Haines Logo Text
Now Playing
August 13, 2021:

The Reichstag is Burning reviewed by Rob Stevens


Joanne Hartstone (all photos by Frank Lynch)

Australian playwright/performer Joanne Hartstone was not the first person to compare the rise of Adolph Hitler and the Nazi party in 1930s Germany to what was happening in the United States with Donald Trump and the Republican Party the past few years. She just did it with style and inventiveness with her The Reichstag is Burning, an award winner at the Adelaide Fringe earlier this year and now streaming as part of the Hollywood Fringe Festival. The show is billed as “a postmodern cabaret for a world on fire, inspired by the Weimar Kabarett tradition”. You can think of her chanteuse character, Iris London, as a combination of the Emcee and Sally Bowles from Kander & Ebb’s Cabaret as filtered through the iconic imagery of Marlene Dietrich in The Blue Angel. It’s a lot to pull off but Hartstone does it effortlessly and masterfully.

The show begins on January 4, 1933 as Hitler begins his rise to power. At first the denizens of the decadent nightlife of Berlin are still able to poke fun at Hitler and his followers. Using photos and supertitles, the show follows the power-grabbing Nazis as the voices of their opposition are silenced one by one, starting with the communists and intellectuals. Minorities are targeted, books are burned, women are basically confined to the home and turned into baby factories, lies and fake news proliferate and The Aryan Race/White Power becomes dominate. Cabarets and theatres are closed although some still operate underground such as Die Katacombes where London still performs her musical protests. Her numbers become darker and more frightening as the outside world becomes a darker, more frightening place.
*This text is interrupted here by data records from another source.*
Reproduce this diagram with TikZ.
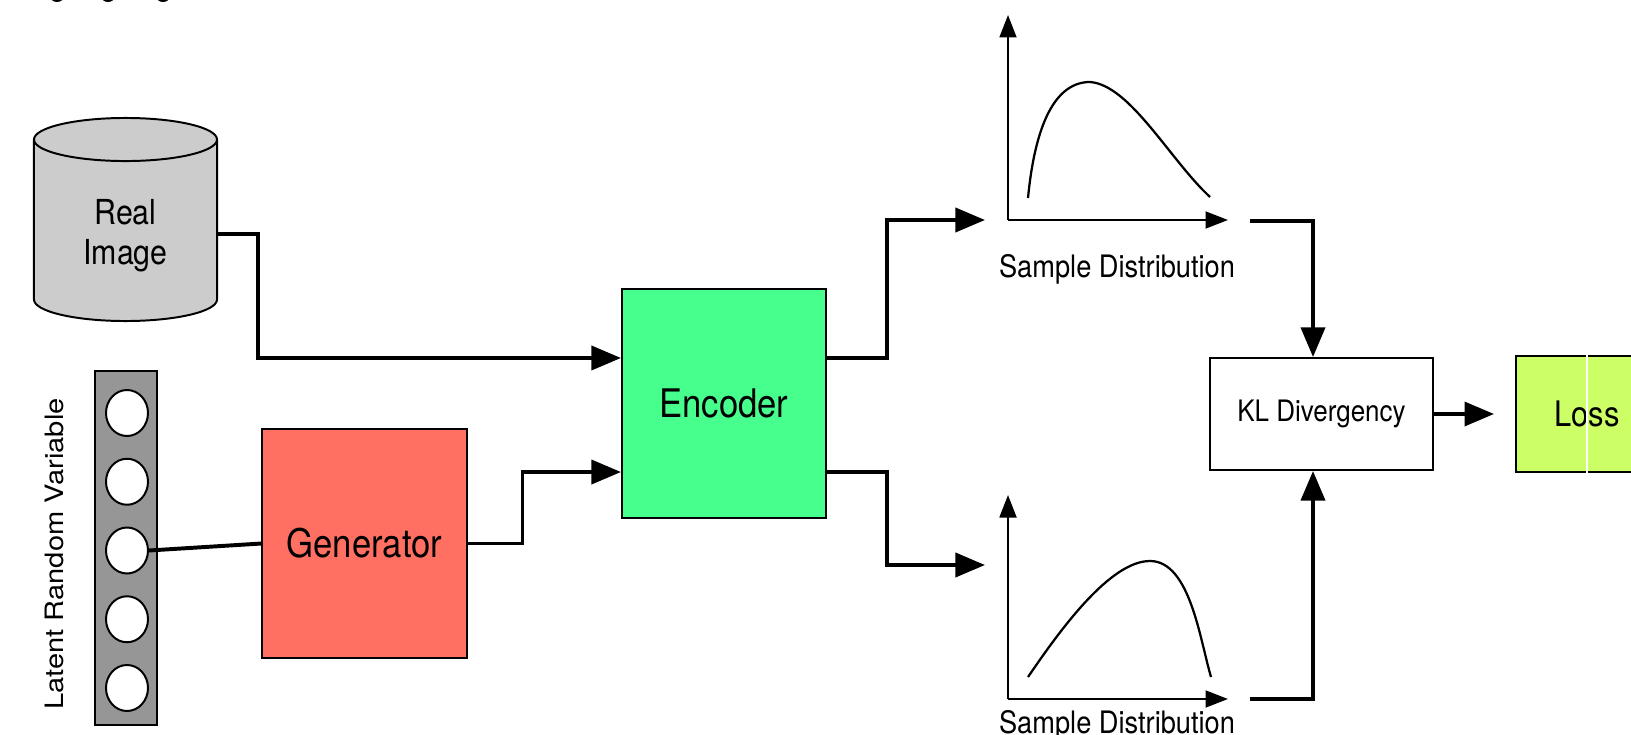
\documentclass[tikz,border=0pt]{standalone}
\usepackage{fontspec}
\setmainfont{TeX Gyre Heros}[FakeStretch=0.88]
\newfontfamily\tallfont{TeX Gyre Heros}[FakeStretch=1.15]
\usetikzlibrary{positioning, shapes.geometric, arrows.meta}

\definecolor{encgreen}{RGB}{70,255,140}
\definecolor{gensalmon}{RGB}{255,112,98}
\definecolor{losslime}{RGB}{204,255,102}

\begin{document}
\begin{tikzpicture}[
  x=0.025cm, y=-0.025cm,
  block/.style={draw, line width=1.4pt, inner sep=0, minimum width=5.1cm, minimum height=5.725cm, font=\fontsize{28}{32}\selectfont},
  conn/.style={line width=2.8pt, -{Triangle[length=21pt, width=17pt]}},
  wire/.style={line width=2.8pt},
  axis/.style={line width=1.6pt, -{Triangle[length=16pt, width=12pt]}},
  curve/.style={line width=1.6pt},
  caption/.style={font=\fontsize{22}{26}\selectfont, inner sep=0, anchor=base}
]
\useasboundingbox (0,0) rectangle (1631,735);

% bits of the row above, cut off by the page edge
\foreach \x in {57,108,163}
  \fill (\x,-4) ellipse (7 and 6);

\node[cylinder, shape border rotate=90, aspect=0.46, draw, line width=1.4pt, fill=gray!40,
  minimum width=4.575cm, minimum height=5.075cm, align=center, anchor=shape center,
  font=\fontsize{24.5}{29}\selectfont] (real) at (125.5,219.5) {\rule{0pt}{0.71cm}Real\\Image};

% latent vector
\node[draw, line width=1.4pt, fill=black!41, minimum width=1.55cm, minimum height=8.85cm] (bar) at (126,548) {};
\foreach \i in {1,...,5}
  \node[ellipse, draw, line width=1.4pt, fill=white, minimum width=1.05cm, minimum height=1.15cm, inner sep=0]
    (z\i) at (127,{413+68.75*(\i-1)}) {};
\node[rotate=90, inner sep=0, font=\tallfont\fontsize{18}{20}\selectfont] (zlabel) at (54,554) {Latent Random Variable};

\node[block, fill=gensalmon] (gen) at (364.5,543.5) {Generator};
\node[block, fill=encgreen] (enc) at (724,403.5) {Encoder};

\node[draw, line width=1.4pt, minimum width=5.575cm, minimum height=2.8cm, font=\fontsize{21}{25}\selectfont] (kl) at (1321.5,414) {KL Divergency};
\node[draw, line width=1.4pt, fill=losslime, minimum width=3.55cm, minimum height=2.9cm,
  font=\fontsize{25}{30}\selectfont, right=2.025cm of kl] (loss) {Loss};
\draw[white, line width=0.8pt] (loss.north) -- (loss.south);

\draw[wire] (z3.east) -- (gen.west);
\draw[conn] (real.east) -- ++(40,0) |- ([yshift=1.1375cm]enc.west);
\draw[conn] (gen.east) -- ++(55,0) |- ([yshift=-1.7125cm]enc.west);

% the two distributions
\coordinate (o1) at (1008,220);
\coordinate (o2) at (1008,699);
\draw[axis] (o1) -- ++(0,-205);
\draw[axis] (o1) -- ++(220,0);
\draw[curve] (1028,198) .. controls (1035,125) and (1055,82) .. (1090,82)
  .. controls (1130,85) and (1170,160) .. (1210,197);
\node[caption] (cap1) at (1117,277) {Sample Distribution};

\draw[axis] (o2) -- ++(0,-204);
\draw[axis] (o2) -- ++(220,0);
\draw[curve] (1028,677) .. controls (1060,630) and (1110,561) .. (1150,561)
  .. controls (1190,561) and (1200,640) .. (1211,677);
\node[caption] (cap2) at (1117,733) {Sample Distribution};

\coordinate (in1) at (985,220);
\coordinate (in2) at (985,565);
\draw[conn] ([yshift=1.1375cm]enc.east) -- ++(60,0) |- (in1);
\draw[conn] ([yshift=-1.7125cm]enc.east) -- ++(60,0) |- (in2);

\coordinate (out1) at (1250,221);
\coordinate (out2) at (1250,699);
\draw[conn] (out1) -| ([xshift=-0.2125cm]kl.north);
\draw[conn] (out2) -| ([xshift=-0.2125cm]kl.south);
\draw[conn] (kl.east) -- ([xshift=-0.525cm]loss.west);

\end{tikzpicture}
\end{document}
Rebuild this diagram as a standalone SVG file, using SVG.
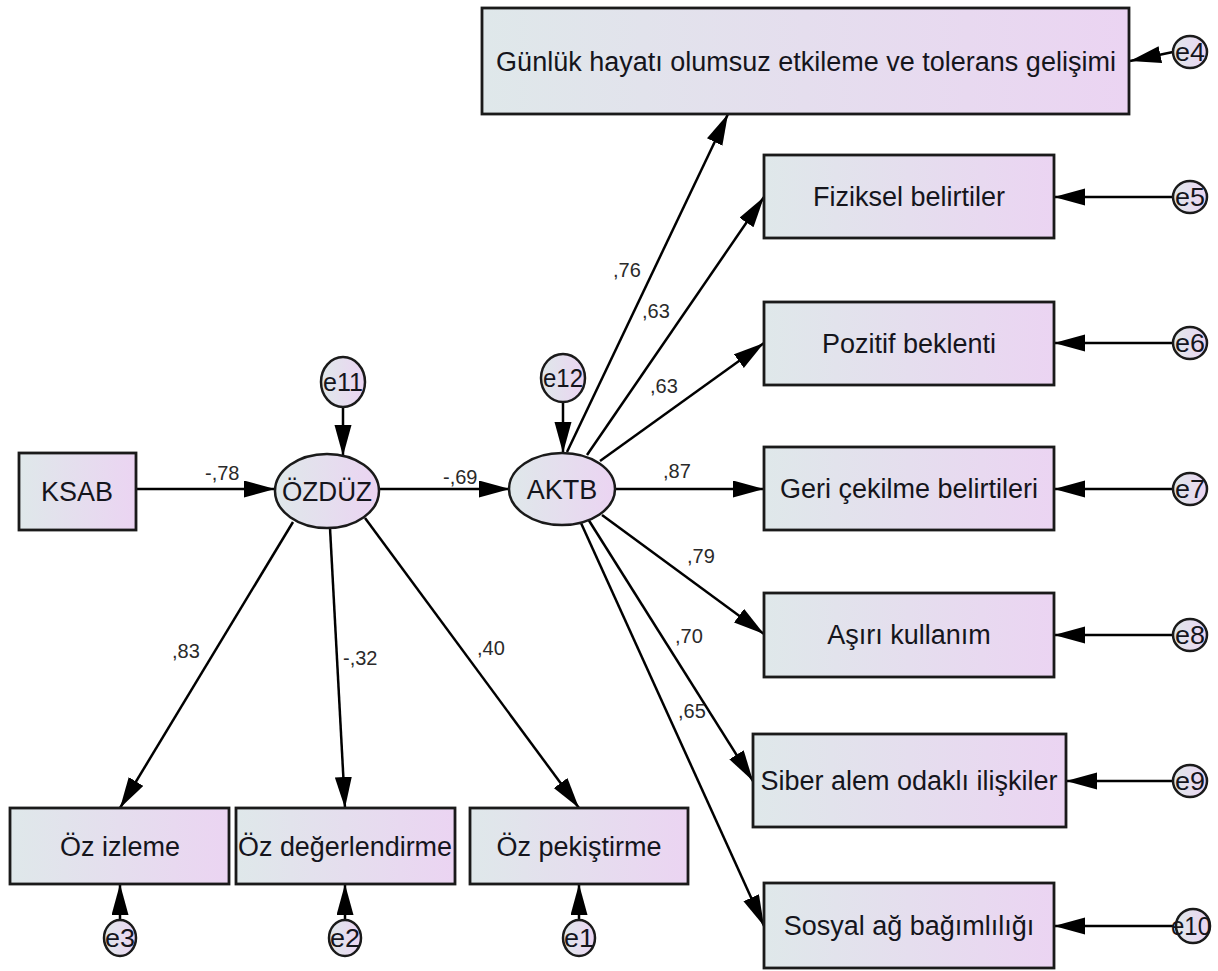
<svg xmlns="http://www.w3.org/2000/svg" width="1218" height="971" viewBox="0 0 1218 971">
<defs>
<linearGradient id="g" x1="0" y1="0" x2="1" y2="0">
<stop offset="0" stop-color="#dfe8ea"/>
<stop offset="1" stop-color="#ebd4f2"/>
</linearGradient>
<marker id="ah" markerUnits="userSpaceOnUse" markerWidth="32" markerHeight="18" refX="31" refY="8.5" orient="auto">
<path d="M0,0 L31,8.5 L0,17 z" fill="#000"/>
</marker>
</defs>
<style>
.box{fill:url(#g);stroke:#1a1a1a;stroke-width:2.8}
.ell{fill:url(#g);stroke:#1a1a1a;stroke-width:2.5}
.t{font-family:"Liberation Sans",Arial,sans-serif;font-size:27px;fill:#15151c;text-anchor:middle}
.et{font-family:"Liberation Sans",Arial,sans-serif;font-size:26px;fill:#15151c;text-anchor:middle}
.lb{font-family:"Liberation Sans",Arial,sans-serif;font-size:20px;fill:#2a2a2a}
.c{stroke:#000;stroke-width:2.5;fill:none;marker-end:url(#ah)}
</style>
<rect width="1218" height="971" fill="#fff"/>

<g id="connectors">
<line class="c" x1="136" y1="489" x2="275" y2="489"/>
<line class="c" x1="380" y1="489" x2="510" y2="489"/>
<line class="c" x1="343" y1="407" x2="343" y2="456"/>
<line class="c" x1="563" y1="402" x2="563" y2="453"/>
<line class="c" x1="293" y1="522" x2="120" y2="808"/>
<line class="c" x1="330" y1="528" x2="345" y2="808"/>
<line class="c" x1="365" y1="518" x2="579" y2="808"/>
<line class="c" x1="120" y1="920" x2="120" y2="884"/>
<line class="c" x1="345" y1="920" x2="345" y2="884"/>
<line class="c" x1="579" y1="920" x2="579" y2="884"/>
<line class="c" x1="567" y1="452" x2="728" y2="114"/>
<line class="c" x1="587" y1="455" x2="764" y2="197"/>
<line class="c" x1="600" y1="461" x2="764" y2="343"/>
<line class="c" x1="615" y1="489" x2="764" y2="489"/>
<line class="c" x1="602" y1="515" x2="764" y2="634"/>
<line class="c" x1="588" y1="519" x2="753" y2="781"/>
<line class="c" x1="581" y1="523" x2="764" y2="926"/>
<line class="c" x1="1173" y1="52" x2="1130" y2="61"/>
<line class="c" x1="1173" y1="197" x2="1054" y2="197"/>
<line class="c" x1="1173" y1="343" x2="1054" y2="343"/>
<line class="c" x1="1173" y1="489" x2="1054" y2="489"/>
<line class="c" x1="1173" y1="635" x2="1054" y2="635"/>
<line class="c" x1="1173" y1="781" x2="1066" y2="781"/>
<line class="c" x1="1174" y1="926" x2="1054" y2="926"/>
<text class="lb" x="205" y="480">-,78</text>
<text class="lb" x="443" y="484">-,69</text>
<text class="lb" x="172" y="658">,83</text>
<text class="lb" x="343" y="665">-,32</text>
<text class="lb" x="477" y="655">,40</text>
<text class="lb" x="613" y="277">,76</text>
<text class="lb" x="642" y="318">,63</text>
<text class="lb" x="650" y="393">,63</text>
<text class="lb" x="663" y="478">,87</text>
<text class="lb" x="687" y="563">,79</text>
<text class="lb" x="675" y="643">,70</text>
<text class="lb" x="678" y="718">,65</text>
</g>

<g id="KSAB"><rect class="box" x="19" y="453" width="117" height="77"/><text class="t" x="77" y="501">KSAB</text></g>
<g id="OZDUZ"><ellipse class="ell" cx="327" cy="491" rx="52" ry="37"/><text class="t" x="327" y="501" textLength="90" lengthAdjust="spacingAndGlyphs">ÖZDÜZ</text></g>
<g id="AKTB"><ellipse class="ell" cx="562" cy="489" rx="53" ry="36"/><text class="t" x="562" y="499">AKTB</text></g>
<g id="e11"><ellipse class="ell" cx="343" cy="382" rx="22" ry="25"/><text class="et" x="343" y="391" textLength="40" lengthAdjust="spacingAndGlyphs">e11</text></g>
<g id="e12"><ellipse class="ell" cx="563" cy="378" rx="22" ry="24"/><text class="et" x="563" y="387" textLength="40" lengthAdjust="spacingAndGlyphs">e12</text></g>

<g id="OzIzleme"><rect class="box" x="10" y="808" width="219" height="76"/><text class="t" x="120" y="856">Öz izleme</text></g>
<g id="OzDegerlendirme"><rect class="box" x="236" y="808" width="219" height="76"/><text class="t" x="345" y="856" textLength="214" lengthAdjust="spacingAndGlyphs">Öz değerlendirme</text></g>
<g id="OzPekistirme"><rect class="box" x="470" y="808" width="218" height="76"/><text class="t" x="579" y="856">Öz pekiştirme</text></g>
<g id="e3"><ellipse class="ell" cx="120" cy="938" rx="16" ry="18"/><text class="et" x="120" y="947" textLength="30" lengthAdjust="spacingAndGlyphs">e3</text></g>
<g id="e2"><ellipse class="ell" cx="345" cy="938" rx="16" ry="18"/><text class="et" x="345" y="947" textLength="30" lengthAdjust="spacingAndGlyphs">e2</text></g>
<g id="e1"><ellipse class="ell" cx="579" cy="938" rx="16" ry="18"/><text class="et" x="579" y="947" textLength="30" lengthAdjust="spacingAndGlyphs">e1</text></g>

<g id="Gunluk"><rect class="box" x="482" y="8" width="647" height="106"/><text class="t" x="806" y="71">Günlük hayatı olumsuz etkileme ve tolerans gelişimi</text></g>
<g id="Fiziksel"><rect class="box" x="764" y="155" width="290" height="83"/><text class="t" x="909" y="206">Fiziksel belirtiler</text></g>
<g id="Pozitif"><rect class="box" x="764" y="302" width="290" height="83"/><text class="t" x="909" y="353">Pozitif beklenti</text></g>
<g id="Geri"><rect class="box" x="764" y="447" width="290" height="83"/><text class="t" x="909" y="498">Geri çekilme belirtileri</text></g>
<g id="Asiri"><rect class="box" x="764" y="593" width="290" height="84"/><text class="t" x="909" y="644">Aşırı kullanım</text></g>
<g id="Siber"><rect class="box" x="753" y="734" width="313" height="93"/><text class="t" x="909" y="790">Siber alem odaklı ilişkiler</text></g>
<g id="Sosyal"><rect class="box" x="764" y="883" width="290" height="85"/><text class="t" x="909" y="935">Sosyal ağ bağımlılığı</text></g>

<g id="e4"><ellipse class="ell" cx="1190" cy="52" rx="17" ry="16"/><text class="et" x="1190" y="61" textLength="30" lengthAdjust="spacingAndGlyphs">e4</text></g>
<g id="e5"><ellipse class="ell" cx="1190" cy="197" rx="17" ry="16"/><text class="et" x="1190" y="206" textLength="30" lengthAdjust="spacingAndGlyphs">e5</text></g>
<g id="e6"><ellipse class="ell" cx="1190" cy="343" rx="17" ry="16"/><text class="et" x="1190" y="352" textLength="30" lengthAdjust="spacingAndGlyphs">e6</text></g>
<g id="e7"><ellipse class="ell" cx="1190" cy="489" rx="17" ry="16"/><text class="et" x="1190" y="498" textLength="30" lengthAdjust="spacingAndGlyphs">e7</text></g>
<g id="e8"><ellipse class="ell" cx="1190" cy="635" rx="17" ry="16"/><text class="et" x="1190" y="644" textLength="30" lengthAdjust="spacingAndGlyphs">e8</text></g>
<g id="e9"><ellipse class="ell" cx="1190" cy="781" rx="17" ry="16"/><text class="et" x="1190" y="790" textLength="30" lengthAdjust="spacingAndGlyphs">e9</text></g>
<g id="e10"><ellipse class="ell" cx="1193" cy="926" rx="17" ry="17"/><text class="et" x="1191" y="935" textLength="40" lengthAdjust="spacingAndGlyphs">e10</text></g>
</svg>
Hartstone performs over a dozen songs in the 70-minute show, from Irving Berlin to the Rolling Stones. Some songs have new lyrics, like the love theme from The Godfather, to better tell her tale. Tom Kitney did a stellar job of directing, giving the show a feeling of classic Brecht/Weill. Kitney also designed the great, moody lighting and sound design. Michael Morley provides the voiceover. But the show depends on the talents of Hartstone who holds your attention as she morphs from jolly satirist to fearful dissident. The show ends with a hopeful quote from The Diary of Anne Frank. Things did turn out better in Germany. Unfortunately, the result in the U.S.A. is still in doubt. But shows like this, created and performed by artists such as those involved here, give me hope.